October 2, 2005
The day after CN Rail's cleanup of its eighth derailment in two months, new figures from the Transportation Safety Board show accident
rates have been climbing for all Canadian railways, especially Canadian National.  “We have seen a spike in CN numbers,” said board
spokesman John Cottreau.  Since early August, eight CN trains have come off their tracks.  At least two derailments have caused
significant damage.

One derailment west of Edmonton last month spilled hundreds of thousands of litres of toxic oil into Lake Wabamun. Two days later, a
CN train dumped highly corrosive sodium hydroxide into the Fraser River, killing thousands of fish.

The most recent accident occurred Tuesday near New Sarepta, southeast of Edmonton.  The 10 derailed cars were empty and the tracks
were re-opened that evening.

CN officials note the carrier's safety record is comparable to the best in the industry and that the accident rate for all its North American
track to date this year had declined 17 per cent over the previous year.  But numbers obtained by The Canadian Press show that on CN's
Canadian lines, the accident rate has been increasing for at least six years.

In 1999, CN recorded 1.47 derailments for every million miles its trains travelled on main lines.  By 2004, that figure had increased 37 per
cent to 2.04.  And for the first eight months of 2005, the accident rate shot to 2.94.

Between 1999 and 2004, Canadian Pacific's accident rate also increased from 1.35 to 1.92, and it rose again to 1.98 during the first two-
thirds of 2005.

The two carriers account for 85 per cent of the 81.1 million miles trains travelled on Canadian main lines last year.

CN spokesman Jim Feeny said the board's numbers are accurate but include all accidents, minor and serious.  The railway normally
reports accidents as measured by the U.S. Federal Railroad Administration, which doesn't require railways to report minor incidents.  
“The TSB figures capture many more incidents that are not severe enough to be reported under FRA,” he said.  Canadian Pacific
spokesman Ed Greenberg echoed Feeney's comments.

“Not all the numbers in the TSB data reflect the type of incidents that someone would see on the news,” he said. “You may just have a
couple of wheels off the track.”  Still, he acknowledged the increasing accident rate.  “When we see numbers from the TSB, we take them
very seriously.”

Scott Dawson of the United Steelworkers Union says an accident may be considered minor simply because of where it happened or
whether the cars happened to be empty or full.  “‘Minor' may be luck of the draw.”

Union members are meeting with CN management to try to improve safety.

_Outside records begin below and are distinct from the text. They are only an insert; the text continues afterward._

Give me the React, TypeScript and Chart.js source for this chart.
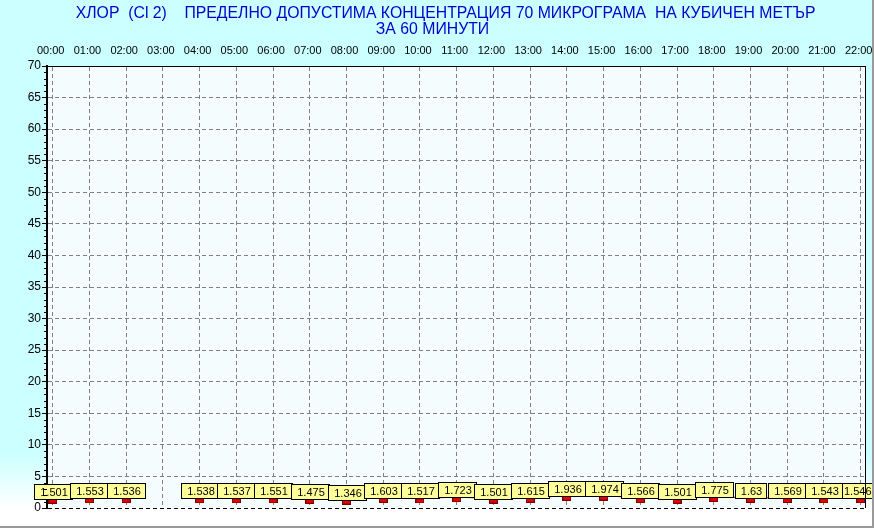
import { useEffect, useRef } from "react";
import { Chart, registerables } from "chart.js";

Chart.register(...registerables);

const titleLines = [
  "      ХЛОР  (Cl 2)    ПРЕДЕЛНО ДОПУСТИМА КОНЦЕНТРАЦИЯ 70 МИКРОГРАМА  НА КУБИЧЕН МЕТЪР",
  "ЗА 60 МИНУТИ",
];

const hours = [
  "00:00", "01:00", "02:00", "03:00", "04:00", "05:00", "06:00", "07:00",
  "08:00", "09:00", "10:00", "11:00", "12:00", "13:00", "14:00", "15:00",
  "16:00", "17:00", "18:00", "19:00", "20:00", "21:00", "22:00",
];

const values: (number | null)[] = [
  1.501, 1.553, 1.536, null, 1.538, 1.537, 1.551, 1.475,
  1.346, 1.603, 1.517, 1.723, 1.501, 1.615, 1.936, 1.974,
  1.566, 1.501, 1.775, 1.63, 1.569, 1.543, 1.546,
];

const yTicks = [0, 5, 10, 15, 20, 25, 30, 35, 40, 45, 50, 55, 60, 65, 70];
const yMinorTicks = Array.from({ length: 71 }, (_, i) => i).filter((v) => v % 5 !== 0);

const FONT = "'Liberation Sans', Arial, sans-serif";

function makeMarker(): HTMLCanvasElement {
  const c = document.createElement("canvas");
  c.width = 9;
  c.height = 10;
  const g = c.getContext("2d")!;
  g.fillStyle = "#e80000";
  g.fillRect(0, 5, 9, 5);
  g.strokeStyle = "#7a0000";
  g.lineWidth = 1;
  g.strokeRect(0.5, 5.5, 8, 4);
  return c;
}

const backgroundPlugin = {
  id: "bgPlugin",
  beforeDraw(chart: any) {
    const { ctx, width, height, chartArea } = chart;
    ctx.save();
    const grad = ctx.createLinearGradient(0, 0, 0, height);
    grad.addColorStop(0, "#ccffff");
    grad.addColorStop(0.86, "#ccffff");
    grad.addColorStop(0.96, "#ffffff");
    ctx.fillStyle = grad;
    ctx.fillRect(0, 0, width, height);
    ctx.fillStyle = "#f5fcfe";
    ctx.fillRect(chartArea.left, chartArea.top, chartArea.right - chartArea.left, chartArea.bottom - chartArea.top);
    ctx.restore();
  },
  afterDraw(chart: any) {
    const { ctx, width, height, chartArea, scales } = chart;
    ctx.save();
    ctx.strokeStyle = "#000000";
    ctx.lineWidth = 1;
    ctx.beginPath();
    ctx.moveTo(Math.round(chartArea.right) + 0.5, chartArea.top);
    ctx.lineTo(Math.round(chartArea.right) + 0.5, chartArea.bottom);
    ctx.stroke();
    const ys = scales.y;
    ctx.beginPath();
    for (const v of yMinorTicks) {
      const py = Math.round(ys.getPixelForValue(v)) + 0.5;
      ctx.moveTo(chartArea.left - 3, py);
      ctx.lineTo(chartArea.left, py);
    }
    ctx.stroke();
    ctx.strokeStyle = "#9a9a9a";
    ctx.lineWidth = 2;
    ctx.beginPath();
    ctx.moveTo(width - 1, 0);
    ctx.lineTo(width - 1, height - 2);
    ctx.lineTo(0, height - 2);
    ctx.stroke();
    ctx.restore();
  },
};

const valueLabelPlugin = {
  id: "valueLabels",
  afterDatasetsDraw(chart: any) {
    const { ctx, width } = chart;
    const meta = chart.getDatasetMeta(0);
    ctx.save();
    ctx.font = "11px " + FONT;
    ctx.textAlign = "center";
    ctx.textBaseline = "middle";
    meta.data.forEach((el: any, i: number) => {
      const v = values[i];
      if (v === null || v === undefined) return;
      const text = String(v);
      const tw = ctx.measureText(text).width;
      const w = Math.round(tw + 10);
      const h = 15;
      const lx = Math.round(el.x - w / 2) + 0.5;
      const top = Math.round(el.y - h) + 0.5;
      const visibleRight = Math.min(lx + w, width - 2);
      ctx.fillStyle = "#ffff99";
      ctx.fillRect(lx, top, w, h);
      ctx.strokeStyle = "#000000";
      ctx.lineWidth = 1;
      ctx.strokeRect(lx, top, w, h);
      ctx.fillStyle = "#000000";
      ctx.fillText(text, (lx + visibleRight) / 2 + 0.5, top + h / 2 + 1);
    });
    ctx.restore();
  },
};

export default function App() {
  const canvasRef = useRef<HTMLCanvasElement | null>(null);

  useEffect(() => {
    document.body.style.margin = "0";
    const canvas = canvasRef.current;
    if (!canvas) return;
    const marker = makeMarker();
    const chart = new Chart(canvas, {
      type: "line",
      data: {
        datasets: [
          {
            data: hours.map((_, i) => ({ x: i, y: values[i] as any })),
            borderColor: "#e00000",
            borderWidth: 1,
            pointStyle: marker as any,
            pointRadius: 5,
            spanGaps: false,
            tension: 0,
          },
        ],
      },
      options: {
        animation: false,
        responsive: false,
        devicePixelRatio: 1,
        layout: { padding: { left: 0, right: 9, top: 0, bottom: 21 } },
        plugins: {
          legend: { display: false },
          tooltip: { enabled: false },
          title: {
            display: true,
            text: titleLines,
            color: "#0000cc",
            font: { family: FONT, size: 15.8, weight: "normal", lineHeight: "16px" as any },
            padding: { top: 6, bottom: 0 },
          },
        },
        scales: {
          x: {
            type: "linear",
            position: "top",
            min: -0.155,
            max: 22.117,
            afterBuildTicks: (s: any) => {
              s.ticks = hours.map((_, i) => ({ value: i }));
            },
            afterFit: (s: any) => {
              s.height = 28;
              s.paddingLeft = 0;
              s.paddingRight = 0;
            },
            ticks: {
              callback: (v: any) => hours[v as number] ?? "",
              color: "#000000",
              font: { family: FONT, size: 11 },
              padding: 8,
              labelOffset: -2,
              autoSkip: false,
              maxRotation: 0,
            },
            grid: { color: "#808080", lineWidth: 1, drawTicks: false },
            border: { display: true, color: "#000000", width: 1, dash: [4, 3] },
          },
          y: {
            type: "linear",
            min: 0,
            max: 70,
            afterBuildTicks: (s: any) => {
              s.ticks = yTicks.map((v) => ({ value: v }));
            },
            afterFit: (s: any) => {
              s.width = 47;
              s.paddingTop = 0;
              s.paddingBottom = 0;
            },
            ticks: {
              color: "#000000",
              font: { family: FONT, size: 12 },
              padding: 1,
            },
            grid: {
              color: (c: any) => (c.tick && (c.tick.value === 0 || c.tick.value === 70) ? "#000000" : "#808080"),
              lineWidth: 1,
              drawTicks: true,
              tickLength: 5,
              tickColor: "#000000",
            },
            border: { display: true, color: "#000000", width: 2, dash: [4, 3] },
          },
        },
      },
      plugins: [backgroundPlugin, valueLabelPlugin],
    });
    return () => chart.destroy();
  }, []);

  return <canvas ref={canvasRef} width={874} height={529} style={{ display: "block" }} />;
}
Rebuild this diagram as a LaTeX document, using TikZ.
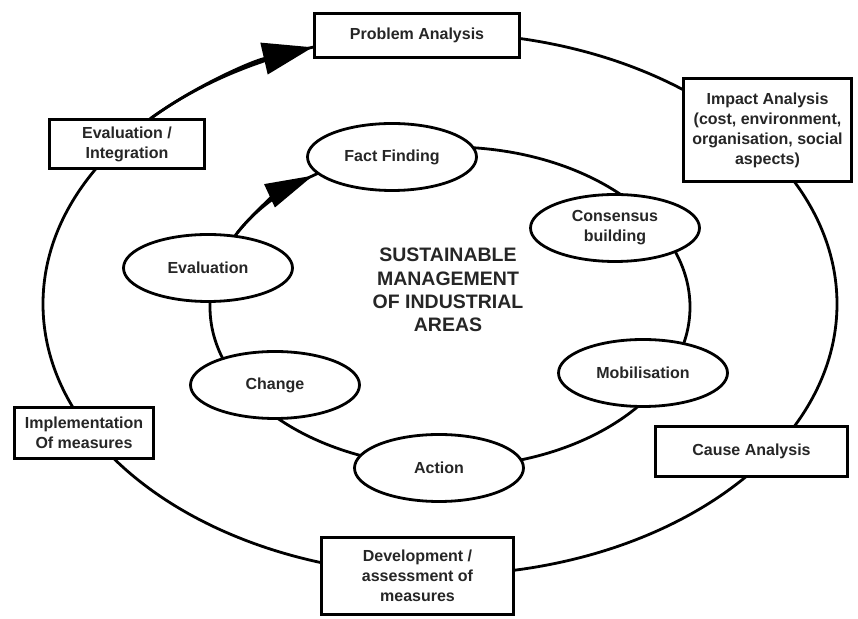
\documentclass[tikz,border=0pt]{standalone}
\usepackage{fontspec}
\setmainfont{Liberation Sans}
\usepackage{tikz}
\usetikzlibrary{arrows.meta,shapes.geometric}

\begin{document}
\begin{tikzpicture}[x=0.5pt,y=-0.5pt,line width=1.4pt,
  phase/.style={draw,fill=white,rectangle,inner sep=0pt,align=center,text=black!85,font=\bfseries\fontsize{8}{10}\selectfont},
  task/.style={draw,fill=white,ellipse,inner sep=0pt,minimum width=84.5pt,minimum height=33.5pt,align=center,text=black!85,font=\bfseries\fontsize{8}{10}\selectfont}]
\useasboundingbox (0,0) rectangle (858,619);
\begin{scope}[>={Triangle[length=25pt,width=16pt]}]

    \coordinate (outc) at (440,304);
    \coordinate (inc) at (450,307);
    \draw (outc) ellipse[x radius=397,y radius=271];
    \draw (inc) ellipse[x radius=240,y radius=160];

    \node[phase,minimum width=102.5pt,minimum height=22pt] (problem) at (417,35.5) {Problem Analysis};
    \node[phase,minimum width=84pt,minimum height=51.5pt] (impact) at (767.5,130) {Impact Analysis\\(cost, environment,\\organisation, social\\aspects)};
    \node[phase,minimum width=96pt,minimum height=25pt] (cause) at (751.5,451.5) {Cause Analysis};
    \node[phase,minimum width=96pt,minimum height=38.5pt] (develop) at (417.5,576) {Development /\\assessment of\\measures};
    \node[phase,minimum width=69.5pt,minimum height=25.5pt] (implement) at (84,433) {Implementation\\Of measures};
    \node[phase,minimum width=77.5pt,minimum height=24.5pt] (evalint) at (127,144) {Evaluation /\\Integration};

    \node[task] (fact) at (392,157) {Fact Finding};
    \node[task] (consensus) at (615,228) {Consensus\\building};
    \node[task] (mobil) at (643,373) {Mobilisation};
    \node[task] (action) at (439,468) {Action};
    \node[task] (change) at (275,385) {Change};
    \node[task] (evaluation) at (208,268) {Evaluation};

    \node[align=center,text=black!85,font=\bfseries\fontsize{9.75}{11.65}\selectfont] (title) at (448,290) {SUSTAINABLE\\MANAGEMENT\\OF INDUSTRIAL\\AREAS};

    \path (outc) ++(223.2:397 and 271) coordinate (outstart);
    \draw[->] (outstart) arc[start angle=223.2,end angle=251.3,x radius=397,y radius=271];
    \path (inc) ++(207.5:240 and 160) coordinate (instart);
    \draw[-{Triangle[length=24pt,width=12.5pt]}] (instart) arc[start angle=207.5,end angle=235.2,x radius=240,y radius=160];

\end{scope}
\end{tikzpicture}
\end{document}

“We're concerned about what the causes are,” said Mr. Dawson, president of the local representing rail maintenance workers. “We want
them to be looking at that.”

Mr. Feeny said CN is increasing rail inspections by 60 per cent.  Other measures being implemented include brake failure sensors and
derailment detectors on key bridges and along waterways.  CN is also testing a locomotive-mounted sensor that could tell when rails are
shifting.

“We've got some issues that we have to address, but we still maintain we operate a safe railway,” Mr. Feeny said.  “The TSB figures show
there are some things we need to be looking at — and we are.”

Although the safety board figures show accident rates on the rise for both Canada's main rail carriers, a safety and maintenance audit
recently ordered by Federal Transport Minister Jean Lapierre only applies to CN, said spokeswoman Cathy Cossaboom.  Inspectors will
examine internal documents as well as equipment and infrastructure in the field, she said.  Ms. Cossaboom said it's the first time
Transport Canada has conducted this kind of audit of a single rail carrier.  
“The severity and frequency of recent derailments have led us to undertake this inspection of CN.”